▸ Do this
Leave out the pictures and retype only the lines from the opening line to the line that holds "import * as d3 from 'd3';", both ends included.

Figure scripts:
======

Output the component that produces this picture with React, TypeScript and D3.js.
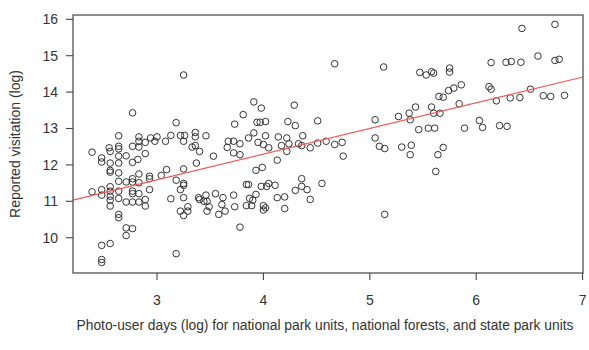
import React from 'react';
import * as d3 from 'd3';

// photo-user days (log), reported visitation (log)
const lowUnits: [number, number][] = [
  [2.64, 12.80], [2.83, 12.77], [2.83, 12.65], [2.89, 12.62], [2.94, 12.74], [3.00, 12.77], [2.98, 12.65], [3.08, 12.65],
  [3.13, 12.81], [3.22, 12.81], [3.26, 12.81], [3.25, 12.65], [3.36, 12.89], [3.36, 12.77], [3.46, 12.80], [3.36, 12.53],
  [3.40, 12.37], [3.33, 12.49], [3.66, 12.48], [3.67, 12.65], [3.53, 12.24], [3.37, 12.05],
  [2.55, 12.47], [2.64, 12.51], [2.64, 12.44], [2.56, 12.37], [2.77, 12.51], [2.83, 12.49], [2.89, 12.31], [2.82, 12.15],
  [2.71, 12.25], [2.64, 12.24], [2.48, 12.19], [2.48, 12.08], [2.39, 12.35], [2.56, 12.05], [2.64, 12.05], [2.77, 12.07],
  [2.56, 11.85], [2.56, 11.80], [2.64, 11.78], [2.83, 11.75], [2.93, 11.69], [2.93, 11.62], [3.09, 11.87], [3.04, 11.71],
  [3.25, 11.89],
  [2.39, 11.26], [2.48, 11.32], [2.48, 11.17], [2.56, 11.40], [2.56, 11.28], [2.64, 11.55], [2.64, 11.28], [2.71, 11.53],
  [2.77, 11.62], [2.77, 11.53], [2.77, 11.28], [2.77, 11.21], [2.83, 11.51], [2.83, 11.21], [2.93, 11.32], [3.18, 11.58],
  [3.25, 11.49], [3.25, 11.44], [3.22, 11.32], [3.25, 11.10], [3.13, 11.07], [2.56, 11.14], [2.56, 11.03], [2.64, 11.08],
  [2.71, 10.98], [2.77, 10.98], [2.83, 10.98], [2.89, 11.05], [2.89, 10.87], [2.56, 10.87],
  [3.39, 11.10], [3.40, 11.05], [3.44, 11.00], [3.46, 11.17], [3.47, 11.00], [3.49, 10.85], [3.47, 10.73], [3.55, 11.21],
  [3.62, 11.10], [3.61, 10.91], [3.64, 10.73], [3.58, 10.64], [3.22, 10.73], [3.25, 10.61], [3.29, 10.85], [3.29, 10.73],
  [2.64, 10.64], [2.64, 10.55], [2.71, 10.27], [2.77, 10.25], [2.71, 10.06], [2.48, 9.79], [2.56, 9.84], [2.48, 9.40],
  [2.48, 9.32], [3.18, 9.56],
  [2.77, 13.43], [3.18, 13.16], [3.25, 14.47],
];

const midUnits: [number, number][] = [
  [3.73, 13.12], [3.81, 13.38], [3.91, 13.73], [3.98, 13.56], [4.29, 13.64], [4.67, 14.78], [4.51, 13.21], [4.23, 13.19],
  [4.30, 13.08], [3.94, 13.17], [3.97, 13.17], [4.02, 13.19],
  [3.72, 12.65], [3.78, 12.58], [3.86, 12.74], [3.91, 12.88], [3.95, 12.62], [4.00, 12.56], [4.02, 12.80], [4.05, 12.47],
  [4.14, 12.77], [4.17, 12.53], [4.22, 12.74], [4.22, 12.37], [4.24, 12.58], [4.33, 12.58], [4.36, 12.53], [4.37, 12.80],
  [4.44, 12.47], [4.51, 12.60], [4.59, 12.65], [4.67, 12.56], [4.74, 12.62], [4.75, 12.24], [4.13, 12.13], [3.72, 12.33],
  [3.78, 12.28],
  [3.93, 11.85], [3.99, 11.93], [3.84, 11.46], [3.86, 11.46], [3.98, 11.41], [4.03, 11.41], [4.05, 11.49], [4.11, 11.44],
  [3.93, 11.19], [3.87, 11.08], [3.90, 11.03], [3.84, 10.88], [3.89, 10.88], [4.00, 10.88], [4.02, 10.82], [4.00, 10.76],
  [4.13, 11.10], [4.20, 11.12], [4.20, 10.80], [4.30, 11.30], [4.36, 11.62], [4.36, 11.41], [4.41, 11.32], [4.44, 11.05],
  [4.55, 11.49], [3.72, 11.17], [3.73, 10.85], [3.78, 10.29],
];

const highUnits: [number, number][] = [
  [5.13, 14.69], [5.05, 13.24], [5.27, 13.33], [5.05, 12.74], [5.09, 12.51], [5.14, 12.45], [5.14, 10.64],
  [6.43, 15.75], [6.74, 15.86], [6.14, 14.81], [6.28, 14.82], [6.33, 14.84], [6.42, 14.82], [6.58, 14.99], [6.74, 14.87],
  [6.78, 14.90], [5.47, 14.54], [5.53, 14.47], [5.58, 14.56], [5.60, 14.52], [5.75, 14.66], [5.75, 14.55], [5.86, 14.20],
  [5.79, 14.11], [5.74, 14.04], [5.69, 13.86], [5.65, 13.88], [6.12, 14.15], [6.14, 14.08], [6.51, 14.08], [6.19, 13.76],
  [6.32, 13.84], [6.41, 13.85], [6.63, 13.90], [6.70, 13.88], [6.83, 13.91], [5.84, 13.68], [5.58, 13.59], [5.43, 13.59],
  [5.60, 13.42], [5.66, 13.42], [5.37, 13.42], [5.38, 13.24], [6.03, 13.22], [6.06, 13.03], [6.22, 13.08], [6.29, 13.06],
  [5.89, 13.01], [5.46, 12.97], [5.55, 13.01], [5.61, 13.01], [5.39, 12.54], [5.30, 12.49], [5.69, 12.48], [5.38, 12.28],
  [5.64, 12.28], [5.62, 11.82],
];

const xTicks = [3, 4, 5, 6, 7];
const yTicks = [10, 11, 12, 13, 14, 15, 16];

// fitted line: visitation = fitIntercept + fitSlope * photoDays
const fitIntercept = 9.47;
const fitSlope = 0.706;

const xTitle = 'Photo-user days (log) for national park units, national forests, and state park units';
const yTitle = 'Reported visitation (log)';

export default function App() {
  const width = 589;
  const height = 350;
  const box = { left: 73, right: 583, top: 15, bottom: 273 };
  const font = '"Liberation Sans", Arial, sans-serif';

  const x = d3.scaleLinear().domain([3, 7]).range([157, 582.6]);
  const y = d3.scaleLinear().domain([10, 16]).range([237.7, 19.3]);

  const allPoints = [...lowUnits, ...midUnits, ...highUnits];
  const x0 = x.invert(box.left);
  const x1 = x.invert(box.right);
  const fitLine = d3.line<number>()
    .x(d => x(d))
    .y(d => y(fitIntercept + fitSlope * d));

  return (
    <svg width={width} height={height} style={{ position: 'absolute', left: 0, top: 0, background: '#fff' }}>
      {/* points */}
      <g>
        {allPoints.map((d, i) => (
          <circle key={i} cx={x(d[0])} cy={y(d[1])} r={3.3}
            fill="none" stroke="#333" strokeWidth={1} />
        ))}
      </g>

      <path d={fitLine([x0, x1]) || ''} fill="none" stroke="#f25a5a" strokeWidth={1.2} />

      {/* box */}
      <rect x={box.left} y={box.top} width={box.right - box.left} height={box.bottom - box.top}
        fill="none" stroke="#444" strokeWidth={1.2} />

      {/* y axis */}
      <g fontFamily={font} fontSize={14} fill="#333">
        {yTicks.map(t => (
          <g key={t}>
            <line x1={box.left - 7} x2={box.left} y1={y(t)} y2={y(t)} stroke="#444" strokeWidth={1.1} />
            <text x={58} y={y(t)} dy="0.35em" textAnchor="end">{t}</text>
          </g>
        ))}
      </g>

      {/* x axis */}
      <g fontFamily={font} fontSize={14} fill="#333">
        {xTicks.map(t => (
          <g key={t}>
            <line x1={x(t)} x2={x(t)} y1={box.bottom} y2={box.bottom + 7} stroke="#444" strokeWidth={1.1} />
            <text x={x(t)} y={305} textAnchor="middle">{t}</text>
          </g>
        ))}
      </g>

      <text x={(box.left + box.right) / 2 - 3} y={330} textAnchor="middle"
        fontFamily={font} fontSize={13.8} fill="#333">{xTitle}</text>
      <text transform={`translate(20,${(box.top + box.bottom) / 2}) rotate(-90)`} textAnchor="middle"
        fontFamily={font} fontSize={14} fill="#333">{yTitle}</text>
    </svg>
  );
}
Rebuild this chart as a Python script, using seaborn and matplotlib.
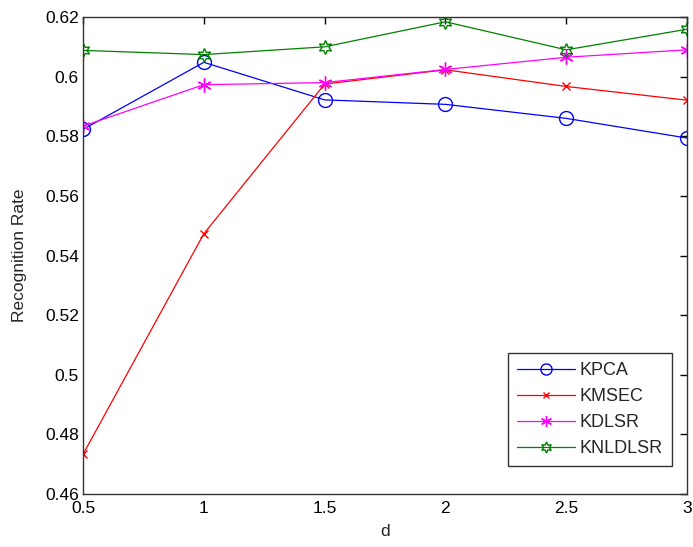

======

▸ Solution
Output the component that produces this picture with React, TypeScript and D3.js.
import React from 'react';
import * as d3 from 'd3';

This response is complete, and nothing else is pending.